— start of Provided material —

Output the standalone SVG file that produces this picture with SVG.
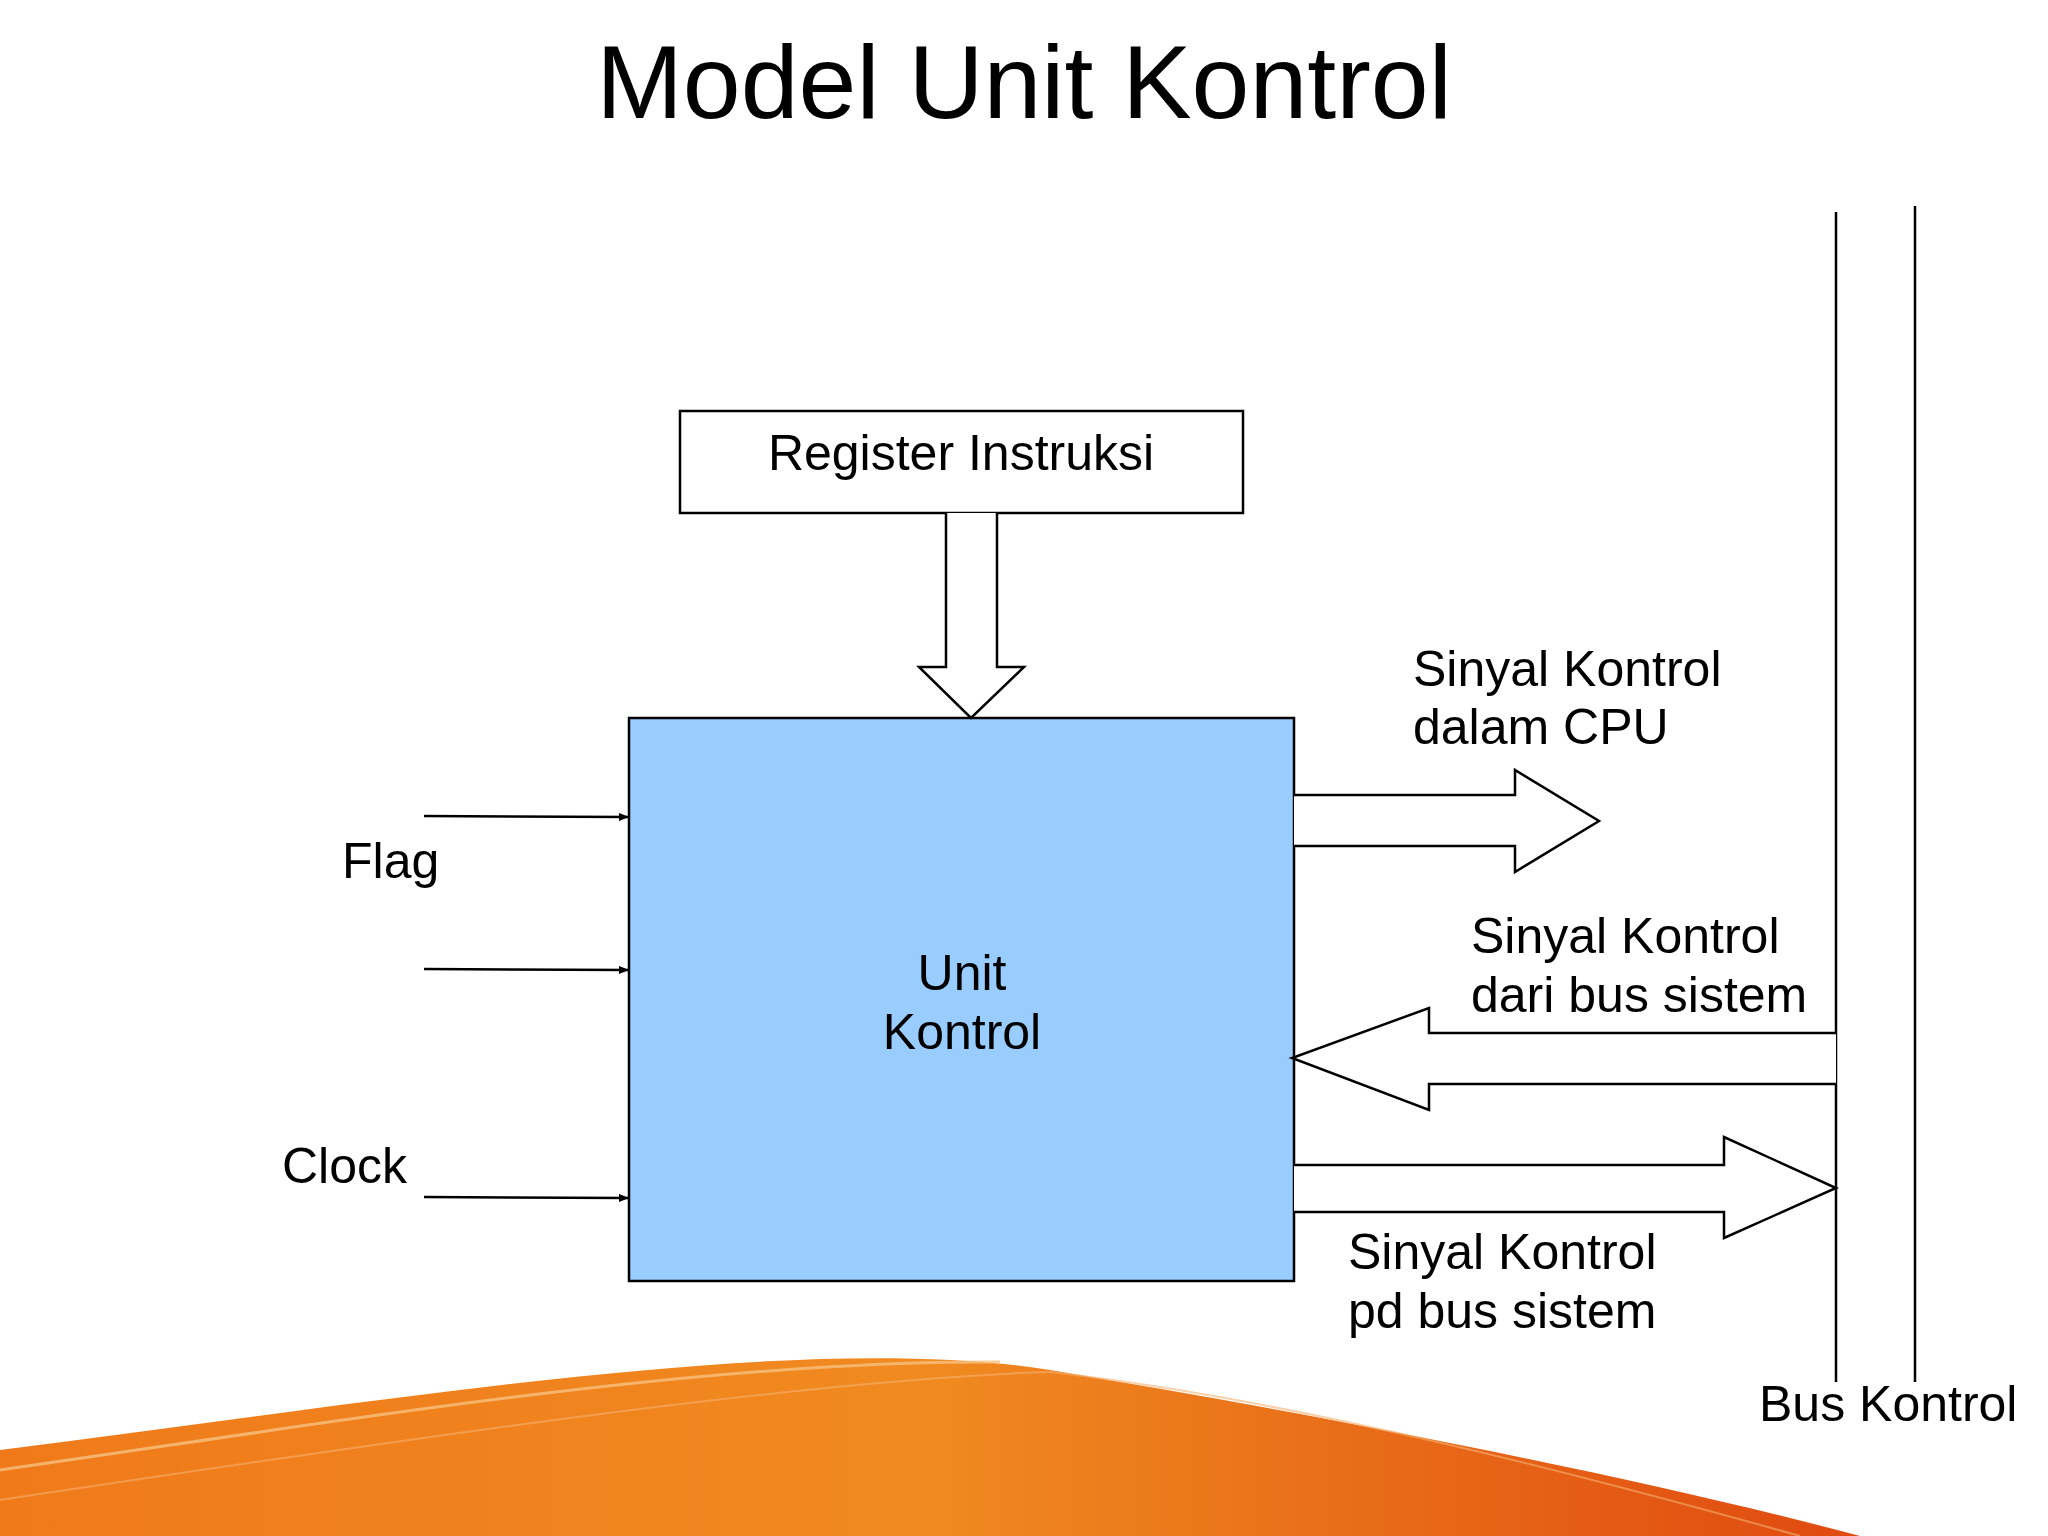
<svg xmlns="http://www.w3.org/2000/svg" width="2048" height="1536" viewBox="0 0 2048 1536">
<defs>
<style>
text{font-family:"Liberation Sans",Arial,sans-serif;fill:#000}
.t{font-size:50px}
.o{fill:#fff;stroke:#000;stroke-width:2.5}
.l{stroke:#000;stroke-width:2.5;fill:none}
</style>
<marker id="a" markerWidth="10" markerHeight="8" refX="10" refY="4" orient="auto" markerUnits="userSpaceOnUse"><path d="M0,0 L10,4 L0,8 z" fill="#000"/></marker>
<linearGradient id="w" x1="0" y1="0" x2="1" y2="0"><stop offset="0" stop-color="#f07a1a"/><stop offset="0.5" stop-color="#f08a20"/><stop offset="1" stop-color="#e04a10"/></linearGradient>
</defs>
<rect width="2048" height="1536" fill="#fff"/>
<g id="wave">
<path d="M0,1450 C400,1400 800,1330 1050,1370 C1350,1420 1650,1480 1860,1536 L0,1536 z" fill="url(#w)"/>
<path d="M0,1470 C350,1420 700,1360 1000,1362" stroke="#f7c080" stroke-width="3" fill="none" opacity="0.8"/>
<path d="M0,1500 C400,1440 800,1380 1050,1372 C1300,1400 1600,1480 1800,1536" stroke="#f5b070" stroke-width="2" fill="none" opacity="0.6"/>
</g>
<text x="1024" y="118" text-anchor="middle" font-size="104">Model Unit Kontrol</text>
<g id="register"><rect x="680" y="411" width="563" height="102" class="o"/><text x="961" y="470" text-anchor="middle" class="t" font-size="47">Register Instruksi</text></g>
<g id="unit"><rect x="629" y="718" width="665" height="563" fill="#99CCFF" stroke="#000" stroke-width="2.5"/><text x="962" y="990" text-anchor="middle" class="t">Unit</text><text x="962" y="1049" text-anchor="middle" class="t">Kontrol</text></g>
<g id="bus"><line x1="1836" y1="212" x2="1836" y2="1382" class="l"/><line x1="1915" y1="206" x2="1915" y2="1382" class="l"/><text x="1759" y="1421" class="t">Bus Kontrol</text></g>
<g id="connectors">
<path d="M946,513 V667 H919 L971,718 L1024,667 H997 V513" class="o"/>
<path d="M1294,795 H1515 V770 L1599,821 L1515,872 V846 H1294" class="o"/>
<path d="M1836,1033 H1429 V1008 L1292,1058 L1429,1110 V1084 H1836" class="o"/>
<path d="M1294,1165 H1724 V1137 L1836,1188 L1724,1238 V1212 H1294" class="o"/>
<line x1="424" y1="816" x2="629" y2="817" class="l" marker-end="url(#a)"/>
<line x1="424" y1="969" x2="629" y2="970" class="l" marker-end="url(#a)"/>
<line x1="424" y1="1197" x2="629" y2="1198" class="l" marker-end="url(#a)"/>
</g>
<text x="342" y="878" class="t">Flag</text>
<text x="282" y="1183" class="t">Clock</text>
<text x="1413" y="686" class="t">Sinyal Kontrol</text><text x="1413" y="744" class="t">dalam CPU</text>
<text x="1471" y="953" class="t">Sinyal Kontrol</text><text x="1471" y="1012" class="t">dari bus sistem</text>
<text x="1348" y="1269" class="t">Sinyal Kontrol</text><text x="1348" y="1328" class="t">pd bus sistem</text>
</svg>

— end of Provided material —

### Instructions to follow:
Reproduce all of the data exactly, omitting each picture it holds.

### Exercise response:
Output the standalone SVG file that produces this picture with SVG.
<svg xmlns="http://www.w3.org/2000/svg" width="2048" height="1536" viewBox="0 0 2048 1536">
<defs>
<style>
text{font-family:"Liberation Sans",Arial,sans-serif;fill:#000}
.t{font-size:50px}
.o{fill:#fff;stroke:#000;stroke-width:2.5}
.l{stroke:#000;stroke-width:2.5;fill:none}
</style>
<marker id="a" markerWidth="10" markerHeight="8" refX="10" refY="4" orient="auto" markerUnits="userSpaceOnUse"><path d="M0,0 L10,4 L0,8 z" fill="#000"/></marker>
<linearGradient id="w" x1="0" y1="0" x2="1" y2="0"><stop offset="0" stop-color="#f07a1a"/><stop offset="0.5" stop-color="#f08a20"/><stop offset="1" stop-color="#e04a10"/></linearGradient>
</defs>
<rect width="2048" height="1536" fill="#fff"/>
<g id="wave">
<path d="M0,1450 C400,1400 800,1330 1050,1370 C1350,1420 1650,1480 1860,1536 L0,1536 z" fill="url(#w)"/>
<path d="M0,1470 C350,1420 700,1360 1000,1362" stroke="#f7c080" stroke-width="3" fill="none" opacity="0.8"/>
<path d="M0,1500 C400,1440 800,1380 1050,1372 C1300,1400 1600,1480 1800,1536" stroke="#f5b070" stroke-width="2" fill="none" opacity="0.6"/>
</g>
<text x="1024" y="118" text-anchor="middle" font-size="104">Model Unit Kontrol</text>
<g id="register"><rect x="680" y="411" width="563" height="102" class="o"/><text x="961" y="470" text-anchor="middle" class="t" font-size="47">Register Instruksi</text></g>
<g id="unit"><rect x="629" y="718" width="665" height="563" fill="#99CCFF" stroke="#000" stroke-width="2.5"/><text x="962" y="990" text-anchor="middle" class="t">Unit</text><text x="962" y="1049" text-anchor="middle" class="t">Kontrol</text></g>
<g id="bus"><line x1="1836" y1="212" x2="1836" y2="1382" class="l"/><line x1="1915" y1="206" x2="1915" y2="1382" class="l"/><text x="1759" y="1421" class="t">Bus Kontrol</text></g>
<g id="connectors">
<path d="M946,513 V667 H919 L971,718 L1024,667 H997 V513" class="o"/>
<path d="M1294,795 H1515 V770 L1599,821 L1515,872 V846 H1294" class="o"/>
<path d="M1836,1033 H1429 V1008 L1292,1058 L1429,1110 V1084 H1836" class="o"/>
<path d="M1294,1165 H1724 V1137 L1836,1188 L1724,1238 V1212 H1294" class="o"/>
<line x1="424" y1="816" x2="629" y2="817" class="l" marker-end="url(#a)"/>
<line x1="424" y1="969" x2="629" y2="970" class="l" marker-end="url(#a)"/>
<line x1="424" y1="1197" x2="629" y2="1198" class="l" marker-end="url(#a)"/>
</g>
<text x="342" y="878" class="t">Flag</text>
<text x="282" y="1183" class="t">Clock</text>
<text x="1413" y="686" class="t">Sinyal Kontrol</text><text x="1413" y="744" class="t">dalam CPU</text>
<text x="1471" y="953" class="t">Sinyal Kontrol</text><text x="1471" y="1012" class="t">dari bus sistem</text>
<text x="1348" y="1269" class="t">Sinyal Kontrol</text><text x="1348" y="1328" class="t">pd bus sistem</text>
</svg>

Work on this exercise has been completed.